Length: c. 11 minutes

Orchestration: solo piano

About this Piece

J.S. Bach was but a year shy of his 30th birthday when he completed his ambitious C-minor Toccata, yet the work would remain unpublished for another 125 years. Among his early works, it was not uncommon for pieces to go unpublished or vanish altogether. The C-minor Toccata owes a great deal to Bach’s youthful idol, Johann Buxtehude, the organist-composer synonymous with the Northern-German style of Baroque organ composition and performance. (In such high esteem did Bach hold the older composer that nearly a decade earlier, in 1705, he set out on foot for Lübeck, some 300 miles from his native Arnstadt, to hear the 68-year-old master perform at the organ). Bach’s Toccata makes much of the contrasts between free, improvisatory-sounding music and more tightly organized, contrapuntal sections.
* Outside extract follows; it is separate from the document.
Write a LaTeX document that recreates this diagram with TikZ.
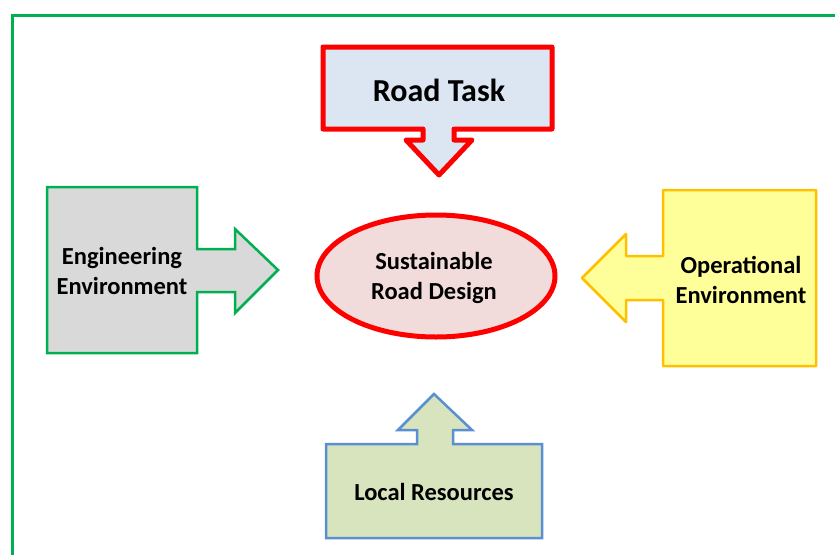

The fugue is based on a rather conventional subject that is triadic in its outline. The counterpoint here is not encumbered by the complexity or rigor found in fugues such as those comprising the two volumes of The Well-Tempered Clavier. And while most of this Toccata is comprised of elegant contrapuntal writing, Bach includes ample opportunity for those virtuoso displays of technical finger work so characteristic of the Toccata as a genre.